SHORT TASK →
Each line of the material below should be reproduced exactly.

+-------+

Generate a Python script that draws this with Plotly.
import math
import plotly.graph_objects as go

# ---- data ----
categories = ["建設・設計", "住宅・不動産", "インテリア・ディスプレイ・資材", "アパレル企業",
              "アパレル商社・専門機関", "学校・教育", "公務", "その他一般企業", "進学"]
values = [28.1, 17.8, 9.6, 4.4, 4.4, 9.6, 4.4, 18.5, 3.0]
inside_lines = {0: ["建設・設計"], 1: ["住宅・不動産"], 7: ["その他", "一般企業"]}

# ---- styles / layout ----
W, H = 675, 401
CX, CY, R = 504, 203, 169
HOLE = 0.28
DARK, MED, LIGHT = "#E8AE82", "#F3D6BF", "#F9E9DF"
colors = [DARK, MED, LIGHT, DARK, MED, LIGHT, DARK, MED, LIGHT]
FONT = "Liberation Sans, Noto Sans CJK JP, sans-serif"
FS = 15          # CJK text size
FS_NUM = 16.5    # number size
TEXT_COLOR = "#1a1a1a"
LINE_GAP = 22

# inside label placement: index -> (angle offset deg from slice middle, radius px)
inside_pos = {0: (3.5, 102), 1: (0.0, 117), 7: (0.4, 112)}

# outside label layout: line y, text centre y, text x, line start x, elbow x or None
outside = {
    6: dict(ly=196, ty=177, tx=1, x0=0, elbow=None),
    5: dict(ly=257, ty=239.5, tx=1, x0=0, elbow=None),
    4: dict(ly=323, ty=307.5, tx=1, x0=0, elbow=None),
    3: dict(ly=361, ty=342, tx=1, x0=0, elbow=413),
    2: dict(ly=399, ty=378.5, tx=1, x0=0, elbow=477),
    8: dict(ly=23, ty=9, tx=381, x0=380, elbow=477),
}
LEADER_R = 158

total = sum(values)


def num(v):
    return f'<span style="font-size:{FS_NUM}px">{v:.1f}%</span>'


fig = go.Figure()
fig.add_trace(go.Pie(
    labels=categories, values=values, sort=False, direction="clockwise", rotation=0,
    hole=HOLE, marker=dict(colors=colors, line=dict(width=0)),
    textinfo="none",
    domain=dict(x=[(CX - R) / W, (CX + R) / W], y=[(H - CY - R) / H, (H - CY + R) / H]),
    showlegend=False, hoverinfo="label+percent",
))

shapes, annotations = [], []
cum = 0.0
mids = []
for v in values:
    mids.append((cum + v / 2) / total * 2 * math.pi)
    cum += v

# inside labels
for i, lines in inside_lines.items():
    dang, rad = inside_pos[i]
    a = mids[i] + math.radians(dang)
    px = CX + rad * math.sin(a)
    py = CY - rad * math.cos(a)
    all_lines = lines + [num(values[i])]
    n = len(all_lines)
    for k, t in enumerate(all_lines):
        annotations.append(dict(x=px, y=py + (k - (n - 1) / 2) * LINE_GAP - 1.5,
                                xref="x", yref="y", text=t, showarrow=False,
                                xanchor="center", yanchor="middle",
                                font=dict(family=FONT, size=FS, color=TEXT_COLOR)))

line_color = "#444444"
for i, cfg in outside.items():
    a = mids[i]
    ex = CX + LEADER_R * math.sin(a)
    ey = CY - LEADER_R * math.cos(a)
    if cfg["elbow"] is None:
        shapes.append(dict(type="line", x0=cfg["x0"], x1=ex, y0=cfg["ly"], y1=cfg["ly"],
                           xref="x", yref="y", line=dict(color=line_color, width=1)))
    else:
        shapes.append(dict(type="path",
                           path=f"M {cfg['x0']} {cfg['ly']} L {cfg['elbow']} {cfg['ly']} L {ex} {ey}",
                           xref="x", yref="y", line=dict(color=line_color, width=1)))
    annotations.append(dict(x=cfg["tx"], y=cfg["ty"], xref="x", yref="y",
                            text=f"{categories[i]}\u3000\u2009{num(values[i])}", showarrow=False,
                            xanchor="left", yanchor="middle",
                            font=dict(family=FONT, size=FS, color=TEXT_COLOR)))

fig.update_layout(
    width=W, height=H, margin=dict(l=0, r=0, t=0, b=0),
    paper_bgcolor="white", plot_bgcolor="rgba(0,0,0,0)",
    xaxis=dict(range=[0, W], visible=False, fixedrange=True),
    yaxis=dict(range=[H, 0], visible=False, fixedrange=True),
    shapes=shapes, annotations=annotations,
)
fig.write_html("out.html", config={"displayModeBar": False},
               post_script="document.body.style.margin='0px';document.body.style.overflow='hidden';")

+-------+

ANSWER TO THE TASK →
Generate a Python script that draws this with Plotly.
import math
import plotly.graph_objects as go

# ---- data ----
categories = ["建設・設計", "住宅・不動産", "インテリア・ディスプレイ・資材", "アパレル企業",
              "アパレル商社・専門機関", "学校・教育", "公務", "その他一般企業", "進学"]
values = [28.1, 17.8, 9.6, 4.4, 4.4, 9.6, 4.4, 18.5, 3.0]
inside_lines = {0: ["建設・設計"], 1: ["住宅・不動産"], 7: ["その他", "一般企業"]}

# ---- styles / layout ----
W, H = 675, 401
CX, CY, R = 504, 203, 169
HOLE = 0.28
DARK, MED, LIGHT = "#E8AE82", "#F3D6BF", "#F9E9DF"
colors = [DARK, MED, LIGHT, DARK, MED, LIGHT, DARK, MED, LIGHT]
FONT = "Liberation Sans, Noto Sans CJK JP, sans-serif"
FS = 15          # CJK text size
FS_NUM = 16.5    # number size
TEXT_COLOR = "#1a1a1a"
LINE_GAP = 22

# inside label placement: index -> (angle offset deg from slice middle, radius px)
inside_pos = {0: (3.5, 102), 1: (0.0, 117), 7: (0.4, 112)}

# outside label layout: line y, text centre y, text x, line start x, elbow x or None
outside = {
    6: dict(ly=196, ty=177, tx=1, x0=0, elbow=None),
    5: dict(ly=257, ty=239.5, tx=1, x0=0, elbow=None),
    4: dict(ly=323, ty=307.5, tx=1, x0=0, elbow=None),
    3: dict(ly=361, ty=342, tx=1, x0=0, elbow=413),
    2: dict(ly=399, ty=378.5, tx=1, x0=0, elbow=477),
    8: dict(ly=23, ty=9, tx=381, x0=380, elbow=477),
}
LEADER_R = 158

total = sum(values)


def num(v):
    return f'<span style="font-size:{FS_NUM}px">{v:.1f}%</span>'


fig = go.Figure()
fig.add_trace(go.Pie(
    labels=categories, values=values, sort=False, direction="clockwise", rotation=0,
    hole=HOLE, marker=dict(colors=colors, line=dict(width=0)),
    textinfo="none",
    domain=dict(x=[(CX - R) / W, (CX + R) / W], y=[(H - CY - R) / H, (H - CY + R) / H]),
    showlegend=False, hoverinfo="label+percent",
))

shapes, annotations = [], []
cum = 0.0
mids = []
for v in values:
    mids.append((cum + v / 2) / total * 2 * math.pi)
    cum += v

# inside labels
for i, lines in inside_lines.items():
    dang, rad = inside_pos[i]
    a = mids[i] + math.radians(dang)
    px = CX + rad * math.sin(a)
    py = CY - rad * math.cos(a)
    all_lines = lines + [num(values[i])]
    n = len(all_lines)
    for k, t in enumerate(all_lines):
        annotations.append(dict(x=px, y=py + (k - (n - 1) / 2) * LINE_GAP - 1.5,
                                xref="x", yref="y", text=t, showarrow=False,
                                xanchor="center", yanchor="middle",
                                font=dict(family=FONT, size=FS, color=TEXT_COLOR)))

line_color = "#444444"
for i, cfg in outside.items():
    a = mids[i]
    ex = CX + LEADER_R * math.sin(a)
    ey = CY - LEADER_R * math.cos(a)
    if cfg["elbow"] is None:
        shapes.append(dict(type="line", x0=cfg["x0"], x1=ex, y0=cfg["ly"], y1=cfg["ly"],
                           xref="x", yref="y", line=dict(color=line_color, width=1)))
    else:
        shapes.append(dict(type="path",
                           path=f"M {cfg['x0']} {cfg['ly']} L {cfg['elbow']} {cfg['ly']} L {ex} {ey}",
                           xref="x", yref="y", line=dict(color=line_color, width=1)))
    annotations.append(dict(x=cfg["tx"], y=cfg["ty"], xref="x", yref="y",
                            text=f"{categories[i]}\u3000\u2009{num(values[i])}", showarrow=False,
                            xanchor="left", yanchor="middle",
                            font=dict(family=FONT, size=FS, color=TEXT_COLOR)))

fig.update_layout(
    width=W, height=H, margin=dict(l=0, r=0, t=0, b=0),
    paper_bgcolor="white", plot_bgcolor="rgba(0,0,0,0)",
    xaxis=dict(range=[0, W], visible=False, fixedrange=True),
    yaxis=dict(range=[H, 0], visible=False, fixedrange=True),
    shapes=shapes, annotations=annotations,
)
fig.write_html("out.html", config={"displayModeBar": False},
               post_script="document.body.style.margin='0px';document.body.style.overflow='hidden';")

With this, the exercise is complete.